Kolkata: As Kashmir's all-girls band is forced to stop singing due to threats and fatwas, most stunned by the anger is a group of female folk singers from Iran. In India for their first foreign performances, the women say that Islam doesn't stop women from singing and they have been doing so for years.
Sahar Lotfi was not sure if she wanted to be filmed outside her country without a veil. But she is a musician and music can break barriers. In a country where women are forbidden to perform solo in front of men, she is making the fetters of her government her biggest strength.
"If it wasn't forbidden, if I didn't have to fight my way, I would have probably said I have lots of time to do it, but now I think I have to do it and I have to find a way to perform," Sahar says.
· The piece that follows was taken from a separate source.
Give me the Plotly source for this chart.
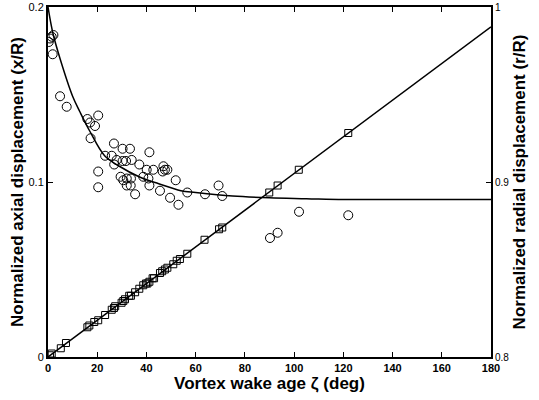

In a country which is reportedly mulling a law to ban single women from travelling abroad without their father's consent, Sahar and five of her friends have travelled from Iran to India with their music. Music, they say, connects their souls and gives them strength.
Tar player Maryam Gharasou said, "Yes there are problems with women and Iran, but we are trying to do what we want as women. It's all that we can do."
Sara comes from Isfahan, a place where women are not allowed to perform in public at all. But she is not thinking of the challenges. Sara Fatros said, "I am not thinking about challenges. I am not thinking about difficulties. I just want to perform. I feel free when I express myself through music."
Music connects two countries, music connects these women, music connects them with strangers and yes even with men.